THE PROBLEM →
For the listing that follows, give again exactly the lines from the one with "What seaborn and" to the one with "bdnfiv_autopsias, bdnfvi_epilepsia, bdnfvi_autopsias]", including both.

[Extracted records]
◆ ◆ ◆ ◆ ◆

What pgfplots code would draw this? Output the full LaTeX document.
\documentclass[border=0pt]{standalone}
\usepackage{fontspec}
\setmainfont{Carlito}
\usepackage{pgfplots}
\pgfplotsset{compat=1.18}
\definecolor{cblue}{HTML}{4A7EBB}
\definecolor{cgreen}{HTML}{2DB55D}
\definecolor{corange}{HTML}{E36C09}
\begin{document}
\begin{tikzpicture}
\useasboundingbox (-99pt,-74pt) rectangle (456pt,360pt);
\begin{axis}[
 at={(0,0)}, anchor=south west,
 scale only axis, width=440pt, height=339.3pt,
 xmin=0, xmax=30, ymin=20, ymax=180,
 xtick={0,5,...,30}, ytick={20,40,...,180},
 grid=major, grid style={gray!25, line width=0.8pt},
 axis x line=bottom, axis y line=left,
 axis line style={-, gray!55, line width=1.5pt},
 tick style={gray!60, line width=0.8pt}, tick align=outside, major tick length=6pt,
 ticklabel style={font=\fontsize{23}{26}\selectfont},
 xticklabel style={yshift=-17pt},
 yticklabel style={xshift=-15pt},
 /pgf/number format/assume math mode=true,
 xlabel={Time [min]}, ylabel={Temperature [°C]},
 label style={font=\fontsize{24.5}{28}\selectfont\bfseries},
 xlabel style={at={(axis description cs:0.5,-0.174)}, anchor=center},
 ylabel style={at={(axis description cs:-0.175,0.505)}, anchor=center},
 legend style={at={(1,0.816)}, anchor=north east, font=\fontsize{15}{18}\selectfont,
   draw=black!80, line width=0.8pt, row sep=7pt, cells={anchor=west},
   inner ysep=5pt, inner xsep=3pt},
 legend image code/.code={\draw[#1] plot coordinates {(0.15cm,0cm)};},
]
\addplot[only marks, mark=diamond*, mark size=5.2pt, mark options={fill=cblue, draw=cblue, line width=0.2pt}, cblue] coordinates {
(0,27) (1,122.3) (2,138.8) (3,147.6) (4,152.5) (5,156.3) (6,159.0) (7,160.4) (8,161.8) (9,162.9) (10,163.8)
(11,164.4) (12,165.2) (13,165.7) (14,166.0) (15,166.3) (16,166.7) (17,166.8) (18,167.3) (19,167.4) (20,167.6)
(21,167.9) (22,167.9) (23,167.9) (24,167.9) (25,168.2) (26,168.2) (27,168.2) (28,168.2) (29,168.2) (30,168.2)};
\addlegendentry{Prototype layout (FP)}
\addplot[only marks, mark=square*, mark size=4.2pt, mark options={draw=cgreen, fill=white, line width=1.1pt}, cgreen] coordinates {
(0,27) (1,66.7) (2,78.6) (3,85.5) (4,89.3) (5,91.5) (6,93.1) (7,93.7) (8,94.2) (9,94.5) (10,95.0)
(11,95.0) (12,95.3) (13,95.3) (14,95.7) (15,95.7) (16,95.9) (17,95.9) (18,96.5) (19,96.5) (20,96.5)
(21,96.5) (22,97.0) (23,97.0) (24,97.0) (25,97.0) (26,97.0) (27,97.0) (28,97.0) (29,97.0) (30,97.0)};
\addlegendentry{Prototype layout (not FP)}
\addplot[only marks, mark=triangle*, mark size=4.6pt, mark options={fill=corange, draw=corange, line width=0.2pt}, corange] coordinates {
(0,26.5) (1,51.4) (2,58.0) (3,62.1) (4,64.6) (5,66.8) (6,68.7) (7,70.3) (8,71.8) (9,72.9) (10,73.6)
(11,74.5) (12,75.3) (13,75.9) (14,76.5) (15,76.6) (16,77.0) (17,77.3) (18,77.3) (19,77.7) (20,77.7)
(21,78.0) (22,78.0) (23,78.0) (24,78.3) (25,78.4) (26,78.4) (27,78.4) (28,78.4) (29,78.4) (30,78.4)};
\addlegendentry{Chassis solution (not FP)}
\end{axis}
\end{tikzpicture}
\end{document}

◆ ◆ ◆ ◆ ◆

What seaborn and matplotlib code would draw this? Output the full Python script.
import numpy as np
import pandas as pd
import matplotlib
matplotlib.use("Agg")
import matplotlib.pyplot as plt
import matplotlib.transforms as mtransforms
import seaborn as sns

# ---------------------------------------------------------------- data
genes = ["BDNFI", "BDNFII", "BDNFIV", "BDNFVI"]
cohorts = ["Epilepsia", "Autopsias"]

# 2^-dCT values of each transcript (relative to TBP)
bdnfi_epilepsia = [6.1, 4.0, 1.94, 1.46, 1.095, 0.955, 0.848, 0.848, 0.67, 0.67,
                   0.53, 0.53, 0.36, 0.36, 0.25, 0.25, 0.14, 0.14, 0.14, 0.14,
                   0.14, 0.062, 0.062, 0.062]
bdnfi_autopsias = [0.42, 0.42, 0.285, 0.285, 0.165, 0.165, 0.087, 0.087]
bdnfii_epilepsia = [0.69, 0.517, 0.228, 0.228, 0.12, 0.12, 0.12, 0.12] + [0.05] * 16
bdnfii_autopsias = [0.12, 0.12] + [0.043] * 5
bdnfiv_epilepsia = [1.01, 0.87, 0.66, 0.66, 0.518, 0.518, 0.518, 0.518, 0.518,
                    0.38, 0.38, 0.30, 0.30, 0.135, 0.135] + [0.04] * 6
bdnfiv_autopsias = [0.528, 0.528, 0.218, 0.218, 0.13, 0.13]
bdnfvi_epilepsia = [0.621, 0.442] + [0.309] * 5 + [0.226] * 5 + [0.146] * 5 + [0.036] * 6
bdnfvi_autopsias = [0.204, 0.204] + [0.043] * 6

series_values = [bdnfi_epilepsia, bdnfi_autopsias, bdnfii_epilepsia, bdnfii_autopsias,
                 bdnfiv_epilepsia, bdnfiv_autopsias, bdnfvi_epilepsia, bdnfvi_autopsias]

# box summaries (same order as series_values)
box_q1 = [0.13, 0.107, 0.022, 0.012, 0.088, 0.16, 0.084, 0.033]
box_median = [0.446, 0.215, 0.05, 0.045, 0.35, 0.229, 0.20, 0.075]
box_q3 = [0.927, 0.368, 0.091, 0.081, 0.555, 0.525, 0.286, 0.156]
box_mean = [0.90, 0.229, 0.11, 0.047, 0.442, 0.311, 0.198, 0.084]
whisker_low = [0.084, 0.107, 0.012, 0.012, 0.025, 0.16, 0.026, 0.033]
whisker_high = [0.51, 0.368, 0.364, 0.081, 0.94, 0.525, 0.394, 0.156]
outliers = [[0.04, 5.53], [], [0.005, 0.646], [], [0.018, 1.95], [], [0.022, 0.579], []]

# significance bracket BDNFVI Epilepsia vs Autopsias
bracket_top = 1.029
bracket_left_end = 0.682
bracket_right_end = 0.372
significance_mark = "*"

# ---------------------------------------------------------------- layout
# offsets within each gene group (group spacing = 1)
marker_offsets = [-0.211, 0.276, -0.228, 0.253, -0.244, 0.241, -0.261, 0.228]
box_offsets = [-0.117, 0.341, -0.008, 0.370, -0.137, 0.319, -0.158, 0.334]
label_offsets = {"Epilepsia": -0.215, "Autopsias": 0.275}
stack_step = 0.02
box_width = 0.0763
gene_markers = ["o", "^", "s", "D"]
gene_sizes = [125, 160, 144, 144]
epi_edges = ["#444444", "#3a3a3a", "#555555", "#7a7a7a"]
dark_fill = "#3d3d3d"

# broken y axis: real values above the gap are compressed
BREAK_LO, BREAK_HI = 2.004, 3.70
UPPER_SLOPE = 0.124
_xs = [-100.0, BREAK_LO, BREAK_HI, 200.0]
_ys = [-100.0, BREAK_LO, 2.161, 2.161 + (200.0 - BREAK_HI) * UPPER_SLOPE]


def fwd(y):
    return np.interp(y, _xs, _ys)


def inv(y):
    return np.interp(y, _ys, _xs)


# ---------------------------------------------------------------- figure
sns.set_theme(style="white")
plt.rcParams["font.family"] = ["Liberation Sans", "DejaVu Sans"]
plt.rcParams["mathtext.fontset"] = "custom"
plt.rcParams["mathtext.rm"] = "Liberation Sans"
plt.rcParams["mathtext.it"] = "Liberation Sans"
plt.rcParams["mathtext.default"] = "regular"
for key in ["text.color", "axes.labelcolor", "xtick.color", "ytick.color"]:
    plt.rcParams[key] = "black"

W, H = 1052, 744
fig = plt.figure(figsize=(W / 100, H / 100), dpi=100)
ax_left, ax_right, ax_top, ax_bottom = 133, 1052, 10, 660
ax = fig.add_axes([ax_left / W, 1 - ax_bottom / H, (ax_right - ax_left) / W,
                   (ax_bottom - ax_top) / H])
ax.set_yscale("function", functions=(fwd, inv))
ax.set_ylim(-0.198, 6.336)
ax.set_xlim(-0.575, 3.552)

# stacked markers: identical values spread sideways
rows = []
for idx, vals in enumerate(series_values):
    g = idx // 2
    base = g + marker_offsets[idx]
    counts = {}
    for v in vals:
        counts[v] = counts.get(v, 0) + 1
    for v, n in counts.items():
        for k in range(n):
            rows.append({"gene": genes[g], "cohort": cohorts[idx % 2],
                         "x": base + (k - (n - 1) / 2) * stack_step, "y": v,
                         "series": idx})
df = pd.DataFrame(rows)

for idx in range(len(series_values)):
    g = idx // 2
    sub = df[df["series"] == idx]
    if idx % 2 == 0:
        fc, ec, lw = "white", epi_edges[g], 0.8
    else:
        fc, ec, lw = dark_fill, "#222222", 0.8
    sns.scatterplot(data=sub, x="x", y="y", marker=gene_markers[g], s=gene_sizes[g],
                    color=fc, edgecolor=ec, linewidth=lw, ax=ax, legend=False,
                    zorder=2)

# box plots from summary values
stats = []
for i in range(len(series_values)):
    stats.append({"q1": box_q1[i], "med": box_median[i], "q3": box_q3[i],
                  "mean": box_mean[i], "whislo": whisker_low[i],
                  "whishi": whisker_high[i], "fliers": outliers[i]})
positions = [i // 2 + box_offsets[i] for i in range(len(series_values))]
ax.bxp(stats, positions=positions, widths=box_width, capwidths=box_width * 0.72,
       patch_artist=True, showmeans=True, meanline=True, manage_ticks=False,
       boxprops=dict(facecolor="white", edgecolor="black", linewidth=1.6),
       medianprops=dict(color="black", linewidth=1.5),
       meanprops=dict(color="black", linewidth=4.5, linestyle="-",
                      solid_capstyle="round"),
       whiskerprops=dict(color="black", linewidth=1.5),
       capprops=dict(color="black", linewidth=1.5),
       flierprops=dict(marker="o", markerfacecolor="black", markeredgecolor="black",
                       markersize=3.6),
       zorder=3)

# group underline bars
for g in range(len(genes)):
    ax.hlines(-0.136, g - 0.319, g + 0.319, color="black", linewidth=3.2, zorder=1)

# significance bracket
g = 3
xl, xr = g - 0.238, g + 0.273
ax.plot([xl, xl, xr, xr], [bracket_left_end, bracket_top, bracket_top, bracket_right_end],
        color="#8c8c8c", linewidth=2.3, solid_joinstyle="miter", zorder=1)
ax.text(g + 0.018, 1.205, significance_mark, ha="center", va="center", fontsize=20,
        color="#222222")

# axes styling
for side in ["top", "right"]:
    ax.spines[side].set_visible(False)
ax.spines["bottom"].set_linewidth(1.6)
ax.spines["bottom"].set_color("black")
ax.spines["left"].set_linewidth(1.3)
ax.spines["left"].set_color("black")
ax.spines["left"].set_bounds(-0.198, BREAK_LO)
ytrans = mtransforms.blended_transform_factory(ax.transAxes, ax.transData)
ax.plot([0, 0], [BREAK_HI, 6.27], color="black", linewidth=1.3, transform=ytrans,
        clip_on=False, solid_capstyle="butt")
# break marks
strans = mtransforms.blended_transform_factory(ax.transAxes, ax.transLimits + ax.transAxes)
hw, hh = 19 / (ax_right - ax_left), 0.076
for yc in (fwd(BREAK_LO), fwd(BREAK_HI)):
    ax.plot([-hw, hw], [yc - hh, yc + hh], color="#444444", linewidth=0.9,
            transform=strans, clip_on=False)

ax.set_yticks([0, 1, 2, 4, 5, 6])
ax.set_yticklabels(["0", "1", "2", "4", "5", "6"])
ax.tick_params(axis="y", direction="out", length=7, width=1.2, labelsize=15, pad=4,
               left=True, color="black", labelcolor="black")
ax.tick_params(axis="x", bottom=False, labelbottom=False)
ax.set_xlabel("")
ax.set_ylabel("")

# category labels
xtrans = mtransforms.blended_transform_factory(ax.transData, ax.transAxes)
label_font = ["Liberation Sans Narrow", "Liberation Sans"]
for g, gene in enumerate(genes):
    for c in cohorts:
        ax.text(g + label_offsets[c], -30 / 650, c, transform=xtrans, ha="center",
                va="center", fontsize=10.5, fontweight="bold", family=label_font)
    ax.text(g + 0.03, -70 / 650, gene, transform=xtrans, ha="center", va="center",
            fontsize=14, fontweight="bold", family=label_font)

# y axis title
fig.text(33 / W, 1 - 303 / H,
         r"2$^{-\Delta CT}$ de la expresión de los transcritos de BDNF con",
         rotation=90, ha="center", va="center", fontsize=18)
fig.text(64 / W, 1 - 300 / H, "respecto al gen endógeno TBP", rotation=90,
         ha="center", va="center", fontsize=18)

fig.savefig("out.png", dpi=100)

◆ ◆ ◆ ◆ ◆

WRITTEN ANSWER →
What seaborn and matplotlib code would draw this? Output the full Python script.
import numpy as np
import pandas as pd
import matplotlib
matplotlib.use("Agg")
import matplotlib.pyplot as plt
import matplotlib.transforms as mtransforms
import seaborn as sns

# ---------------------------------------------------------------- data
genes = ["BDNFI", "BDNFII", "BDNFIV", "BDNFVI"]
cohorts = ["Epilepsia", "Autopsias"]

# 2^-dCT values of each transcript (relative to TBP)
bdnfi_epilepsia = [6.1, 4.0, 1.94, 1.46, 1.095, 0.955, 0.848, 0.848, 0.67, 0.67,
                   0.53, 0.53, 0.36, 0.36, 0.25, 0.25, 0.14, 0.14, 0.14, 0.14,
                   0.14, 0.062, 0.062, 0.062]
bdnfi_autopsias = [0.42, 0.42, 0.285, 0.285, 0.165, 0.165, 0.087, 0.087]
bdnfii_epilepsia = [0.69, 0.517, 0.228, 0.228, 0.12, 0.12, 0.12, 0.12] + [0.05] * 16
bdnfii_autopsias = [0.12, 0.12] + [0.043] * 5
bdnfiv_epilepsia = [1.01, 0.87, 0.66, 0.66, 0.518, 0.518, 0.518, 0.518, 0.518,
                    0.38, 0.38, 0.30, 0.30, 0.135, 0.135] + [0.04] * 6
bdnfiv_autopsias = [0.528, 0.528, 0.218, 0.218, 0.13, 0.13]
bdnfvi_epilepsia = [0.621, 0.442] + [0.309] * 5 + [0.226] * 5 + [0.146] * 5 + [0.036] * 6
bdnfvi_autopsias = [0.204, 0.204] + [0.043] * 6

series_values = [bdnfi_epilepsia, bdnfi_autopsias, bdnfii_epilepsia, bdnfii_autopsias,
                 bdnfiv_epilepsia, bdnfiv_autopsias, bdnfvi_epilepsia, bdnfvi_autopsias]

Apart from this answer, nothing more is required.